# Required work
Search the data for the string "chart" and gather each line it is in.

# Information provided
- - - - -

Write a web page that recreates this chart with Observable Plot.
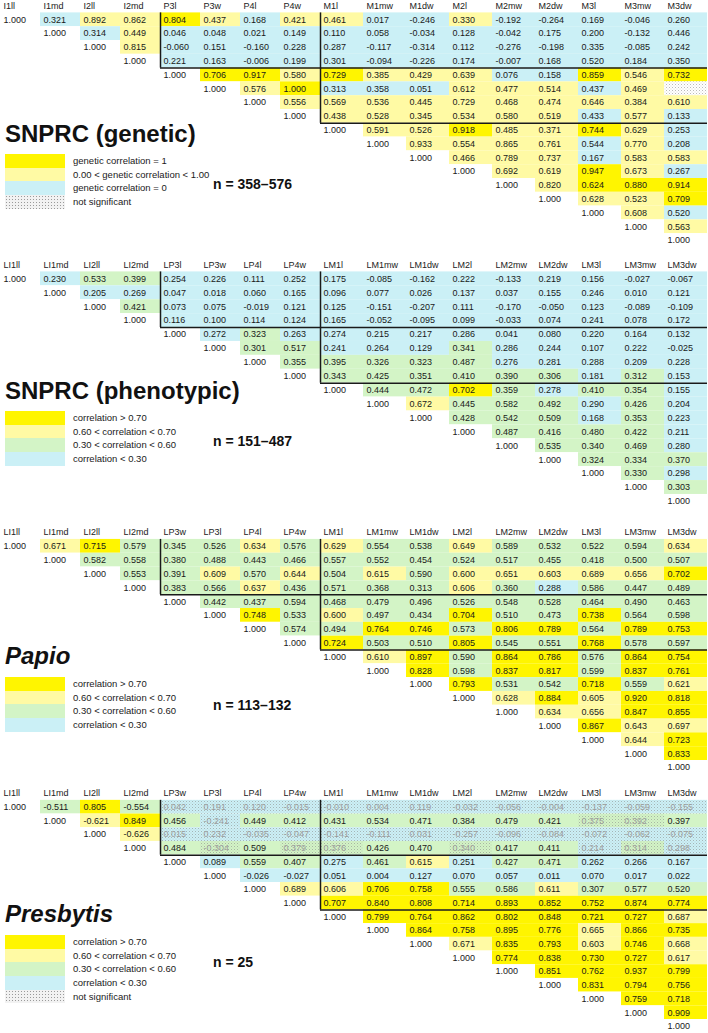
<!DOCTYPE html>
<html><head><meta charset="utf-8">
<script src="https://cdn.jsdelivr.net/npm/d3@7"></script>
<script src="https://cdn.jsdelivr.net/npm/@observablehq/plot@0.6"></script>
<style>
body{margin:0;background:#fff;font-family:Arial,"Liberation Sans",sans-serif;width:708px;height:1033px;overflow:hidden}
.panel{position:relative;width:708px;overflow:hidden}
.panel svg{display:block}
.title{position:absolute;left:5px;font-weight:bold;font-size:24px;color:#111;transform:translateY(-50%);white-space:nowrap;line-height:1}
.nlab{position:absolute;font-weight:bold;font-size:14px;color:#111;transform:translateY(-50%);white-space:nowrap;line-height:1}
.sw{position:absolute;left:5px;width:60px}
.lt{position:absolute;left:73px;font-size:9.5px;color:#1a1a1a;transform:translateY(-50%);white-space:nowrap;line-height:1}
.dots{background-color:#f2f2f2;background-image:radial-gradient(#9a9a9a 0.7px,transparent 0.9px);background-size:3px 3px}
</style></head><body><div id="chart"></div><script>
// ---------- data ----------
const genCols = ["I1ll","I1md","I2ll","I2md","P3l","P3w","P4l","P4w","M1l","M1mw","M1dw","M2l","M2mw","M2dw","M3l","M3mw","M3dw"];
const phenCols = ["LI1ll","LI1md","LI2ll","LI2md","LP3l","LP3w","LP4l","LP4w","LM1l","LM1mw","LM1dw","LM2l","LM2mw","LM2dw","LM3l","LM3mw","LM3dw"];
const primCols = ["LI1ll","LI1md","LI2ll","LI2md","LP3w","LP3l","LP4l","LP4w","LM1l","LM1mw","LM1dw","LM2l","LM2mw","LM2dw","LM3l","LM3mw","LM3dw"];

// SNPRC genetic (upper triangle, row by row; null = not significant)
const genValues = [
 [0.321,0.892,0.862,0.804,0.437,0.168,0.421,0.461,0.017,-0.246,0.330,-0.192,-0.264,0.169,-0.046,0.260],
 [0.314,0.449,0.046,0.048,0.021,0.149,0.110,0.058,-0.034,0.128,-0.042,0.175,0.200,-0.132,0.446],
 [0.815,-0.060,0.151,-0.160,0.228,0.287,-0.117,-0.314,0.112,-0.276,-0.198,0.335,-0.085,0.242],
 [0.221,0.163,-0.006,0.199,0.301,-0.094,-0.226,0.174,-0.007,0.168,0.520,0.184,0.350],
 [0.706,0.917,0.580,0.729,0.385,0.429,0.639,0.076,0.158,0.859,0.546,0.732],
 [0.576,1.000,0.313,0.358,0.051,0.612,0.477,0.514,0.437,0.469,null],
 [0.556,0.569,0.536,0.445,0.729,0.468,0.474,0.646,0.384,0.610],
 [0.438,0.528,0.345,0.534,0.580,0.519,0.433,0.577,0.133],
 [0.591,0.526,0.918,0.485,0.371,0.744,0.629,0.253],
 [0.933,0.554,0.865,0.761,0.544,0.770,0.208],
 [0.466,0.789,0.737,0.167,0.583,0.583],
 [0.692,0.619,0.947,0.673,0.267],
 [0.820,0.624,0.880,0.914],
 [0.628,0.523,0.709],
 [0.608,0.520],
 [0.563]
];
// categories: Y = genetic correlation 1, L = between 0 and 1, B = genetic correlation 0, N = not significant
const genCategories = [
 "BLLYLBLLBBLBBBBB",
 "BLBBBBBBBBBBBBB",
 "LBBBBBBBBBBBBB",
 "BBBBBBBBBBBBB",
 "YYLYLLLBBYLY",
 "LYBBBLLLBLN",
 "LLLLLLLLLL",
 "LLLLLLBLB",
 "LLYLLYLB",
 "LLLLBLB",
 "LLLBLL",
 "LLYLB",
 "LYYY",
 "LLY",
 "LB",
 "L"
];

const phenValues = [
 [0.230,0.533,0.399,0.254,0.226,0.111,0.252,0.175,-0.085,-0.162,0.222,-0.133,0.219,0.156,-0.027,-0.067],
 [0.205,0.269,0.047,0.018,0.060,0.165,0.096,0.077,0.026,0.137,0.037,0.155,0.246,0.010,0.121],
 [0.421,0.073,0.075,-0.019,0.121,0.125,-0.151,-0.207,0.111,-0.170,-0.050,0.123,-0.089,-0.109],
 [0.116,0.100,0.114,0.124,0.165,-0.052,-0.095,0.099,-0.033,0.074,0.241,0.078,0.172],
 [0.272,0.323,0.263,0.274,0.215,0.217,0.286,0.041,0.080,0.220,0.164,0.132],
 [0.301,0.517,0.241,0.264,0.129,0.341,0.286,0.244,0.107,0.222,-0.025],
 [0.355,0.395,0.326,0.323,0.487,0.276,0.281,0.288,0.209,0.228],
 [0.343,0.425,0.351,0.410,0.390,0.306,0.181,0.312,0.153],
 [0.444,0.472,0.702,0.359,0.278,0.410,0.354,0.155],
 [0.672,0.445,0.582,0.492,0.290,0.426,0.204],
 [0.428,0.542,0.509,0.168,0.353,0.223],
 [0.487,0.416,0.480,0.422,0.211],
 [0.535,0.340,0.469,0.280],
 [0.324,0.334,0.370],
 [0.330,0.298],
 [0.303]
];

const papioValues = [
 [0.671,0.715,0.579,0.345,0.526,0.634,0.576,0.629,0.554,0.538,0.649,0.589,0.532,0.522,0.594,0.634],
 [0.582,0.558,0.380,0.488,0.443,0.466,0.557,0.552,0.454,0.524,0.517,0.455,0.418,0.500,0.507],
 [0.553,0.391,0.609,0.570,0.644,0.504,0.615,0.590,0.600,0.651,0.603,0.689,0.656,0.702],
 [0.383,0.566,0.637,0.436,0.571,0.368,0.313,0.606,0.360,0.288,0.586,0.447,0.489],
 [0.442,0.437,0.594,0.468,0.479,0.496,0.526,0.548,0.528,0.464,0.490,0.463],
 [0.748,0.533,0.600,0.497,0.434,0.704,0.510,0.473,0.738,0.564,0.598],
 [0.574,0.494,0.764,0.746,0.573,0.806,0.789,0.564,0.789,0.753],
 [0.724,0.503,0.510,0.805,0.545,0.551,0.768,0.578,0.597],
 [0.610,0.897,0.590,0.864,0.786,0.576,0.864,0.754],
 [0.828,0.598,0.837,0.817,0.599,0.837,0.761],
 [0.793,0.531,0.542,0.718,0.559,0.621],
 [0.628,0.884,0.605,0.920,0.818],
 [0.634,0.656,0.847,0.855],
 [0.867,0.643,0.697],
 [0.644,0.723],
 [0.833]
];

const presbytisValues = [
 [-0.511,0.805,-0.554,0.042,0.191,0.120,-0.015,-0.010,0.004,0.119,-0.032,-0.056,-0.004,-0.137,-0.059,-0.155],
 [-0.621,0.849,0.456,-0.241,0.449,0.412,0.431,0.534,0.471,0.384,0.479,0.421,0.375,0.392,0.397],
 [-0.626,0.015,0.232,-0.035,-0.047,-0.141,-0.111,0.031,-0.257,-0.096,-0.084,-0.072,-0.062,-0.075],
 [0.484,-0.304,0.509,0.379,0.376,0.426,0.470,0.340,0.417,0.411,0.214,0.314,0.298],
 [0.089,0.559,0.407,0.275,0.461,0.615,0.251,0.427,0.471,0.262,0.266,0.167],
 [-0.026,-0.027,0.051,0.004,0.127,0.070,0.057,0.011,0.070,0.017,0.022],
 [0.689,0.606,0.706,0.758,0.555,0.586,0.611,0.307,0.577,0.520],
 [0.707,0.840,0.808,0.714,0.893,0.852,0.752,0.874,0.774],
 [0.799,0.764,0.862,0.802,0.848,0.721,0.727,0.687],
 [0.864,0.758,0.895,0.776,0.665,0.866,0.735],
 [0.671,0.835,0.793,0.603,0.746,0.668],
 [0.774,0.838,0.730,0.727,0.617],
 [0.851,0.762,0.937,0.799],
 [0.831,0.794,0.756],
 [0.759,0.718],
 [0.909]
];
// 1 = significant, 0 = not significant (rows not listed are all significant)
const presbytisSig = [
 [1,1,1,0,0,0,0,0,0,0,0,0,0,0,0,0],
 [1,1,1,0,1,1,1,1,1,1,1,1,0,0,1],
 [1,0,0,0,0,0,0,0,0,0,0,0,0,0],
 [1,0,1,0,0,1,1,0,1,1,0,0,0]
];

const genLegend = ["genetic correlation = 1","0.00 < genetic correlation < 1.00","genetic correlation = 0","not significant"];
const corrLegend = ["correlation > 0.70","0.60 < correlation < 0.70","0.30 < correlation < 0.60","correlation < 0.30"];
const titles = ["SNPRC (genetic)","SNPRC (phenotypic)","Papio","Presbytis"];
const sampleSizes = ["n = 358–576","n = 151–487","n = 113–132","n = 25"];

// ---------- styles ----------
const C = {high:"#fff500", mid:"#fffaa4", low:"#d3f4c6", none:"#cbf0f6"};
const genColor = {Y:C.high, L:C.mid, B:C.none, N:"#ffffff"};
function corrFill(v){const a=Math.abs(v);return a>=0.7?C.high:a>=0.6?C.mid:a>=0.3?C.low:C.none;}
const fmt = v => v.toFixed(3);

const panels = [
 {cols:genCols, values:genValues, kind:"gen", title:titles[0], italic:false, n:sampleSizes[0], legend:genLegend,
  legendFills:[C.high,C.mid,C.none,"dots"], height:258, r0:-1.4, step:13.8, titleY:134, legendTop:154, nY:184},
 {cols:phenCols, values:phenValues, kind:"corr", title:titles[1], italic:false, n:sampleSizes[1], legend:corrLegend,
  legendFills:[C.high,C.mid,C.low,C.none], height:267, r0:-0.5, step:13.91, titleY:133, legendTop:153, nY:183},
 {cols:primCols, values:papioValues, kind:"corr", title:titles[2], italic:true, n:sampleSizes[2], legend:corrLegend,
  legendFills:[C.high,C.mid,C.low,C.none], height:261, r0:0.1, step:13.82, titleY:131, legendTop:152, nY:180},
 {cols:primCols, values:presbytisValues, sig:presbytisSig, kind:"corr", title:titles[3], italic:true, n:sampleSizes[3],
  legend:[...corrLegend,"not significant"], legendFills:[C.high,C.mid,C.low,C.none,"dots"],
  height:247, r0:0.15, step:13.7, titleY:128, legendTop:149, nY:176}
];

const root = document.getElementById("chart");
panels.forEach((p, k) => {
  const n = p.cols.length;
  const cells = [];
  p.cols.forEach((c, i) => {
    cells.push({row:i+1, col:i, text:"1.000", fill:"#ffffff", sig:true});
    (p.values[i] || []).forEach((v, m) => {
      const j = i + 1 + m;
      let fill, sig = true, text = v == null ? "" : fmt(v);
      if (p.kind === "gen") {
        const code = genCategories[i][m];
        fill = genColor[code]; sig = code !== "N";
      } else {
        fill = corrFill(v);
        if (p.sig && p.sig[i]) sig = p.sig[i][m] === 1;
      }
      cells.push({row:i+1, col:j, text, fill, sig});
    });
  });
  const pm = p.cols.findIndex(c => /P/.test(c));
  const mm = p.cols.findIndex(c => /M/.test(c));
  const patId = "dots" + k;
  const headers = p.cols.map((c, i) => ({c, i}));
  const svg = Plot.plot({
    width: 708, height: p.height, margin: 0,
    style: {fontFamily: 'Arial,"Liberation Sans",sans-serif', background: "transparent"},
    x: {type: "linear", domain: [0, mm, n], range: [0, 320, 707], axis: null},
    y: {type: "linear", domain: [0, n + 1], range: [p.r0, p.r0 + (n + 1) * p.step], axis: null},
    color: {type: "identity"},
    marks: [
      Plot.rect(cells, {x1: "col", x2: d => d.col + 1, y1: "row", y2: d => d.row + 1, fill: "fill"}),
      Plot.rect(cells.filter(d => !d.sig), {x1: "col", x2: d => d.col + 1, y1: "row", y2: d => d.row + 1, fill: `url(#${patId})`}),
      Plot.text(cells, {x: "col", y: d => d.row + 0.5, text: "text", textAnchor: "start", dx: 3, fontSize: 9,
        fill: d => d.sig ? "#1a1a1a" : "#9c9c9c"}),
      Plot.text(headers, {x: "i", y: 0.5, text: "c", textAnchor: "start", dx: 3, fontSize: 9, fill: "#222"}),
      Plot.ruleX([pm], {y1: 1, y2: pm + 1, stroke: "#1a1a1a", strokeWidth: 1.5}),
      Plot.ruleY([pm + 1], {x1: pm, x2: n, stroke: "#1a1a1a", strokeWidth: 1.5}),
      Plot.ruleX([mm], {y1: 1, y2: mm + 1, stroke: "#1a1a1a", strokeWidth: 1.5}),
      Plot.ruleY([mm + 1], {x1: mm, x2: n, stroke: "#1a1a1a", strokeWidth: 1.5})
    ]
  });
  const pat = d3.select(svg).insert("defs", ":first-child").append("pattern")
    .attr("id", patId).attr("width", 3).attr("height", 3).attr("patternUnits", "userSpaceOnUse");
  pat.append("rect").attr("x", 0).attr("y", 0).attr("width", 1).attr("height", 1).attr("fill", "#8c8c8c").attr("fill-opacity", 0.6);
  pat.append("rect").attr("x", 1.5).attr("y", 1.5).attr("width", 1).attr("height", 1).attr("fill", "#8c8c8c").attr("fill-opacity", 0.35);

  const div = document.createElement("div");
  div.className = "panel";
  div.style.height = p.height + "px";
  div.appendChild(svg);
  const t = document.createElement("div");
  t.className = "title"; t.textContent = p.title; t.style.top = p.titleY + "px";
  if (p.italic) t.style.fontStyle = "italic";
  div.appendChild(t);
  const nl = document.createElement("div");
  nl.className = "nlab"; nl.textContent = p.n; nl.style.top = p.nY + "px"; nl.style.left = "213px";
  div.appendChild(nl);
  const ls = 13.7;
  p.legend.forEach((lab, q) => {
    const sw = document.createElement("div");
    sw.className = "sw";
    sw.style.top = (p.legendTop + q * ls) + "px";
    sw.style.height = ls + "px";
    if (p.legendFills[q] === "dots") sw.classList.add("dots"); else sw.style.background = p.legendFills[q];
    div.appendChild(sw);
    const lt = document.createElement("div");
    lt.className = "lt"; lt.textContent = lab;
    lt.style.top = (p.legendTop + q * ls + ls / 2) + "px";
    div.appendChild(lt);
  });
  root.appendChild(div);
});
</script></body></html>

- - - - -

# Exercise answer
Write a web page that recreates this chart with Observable Plot.
</style></head><body><div id="chart"></div><script>
const root = document.getElementById("chart");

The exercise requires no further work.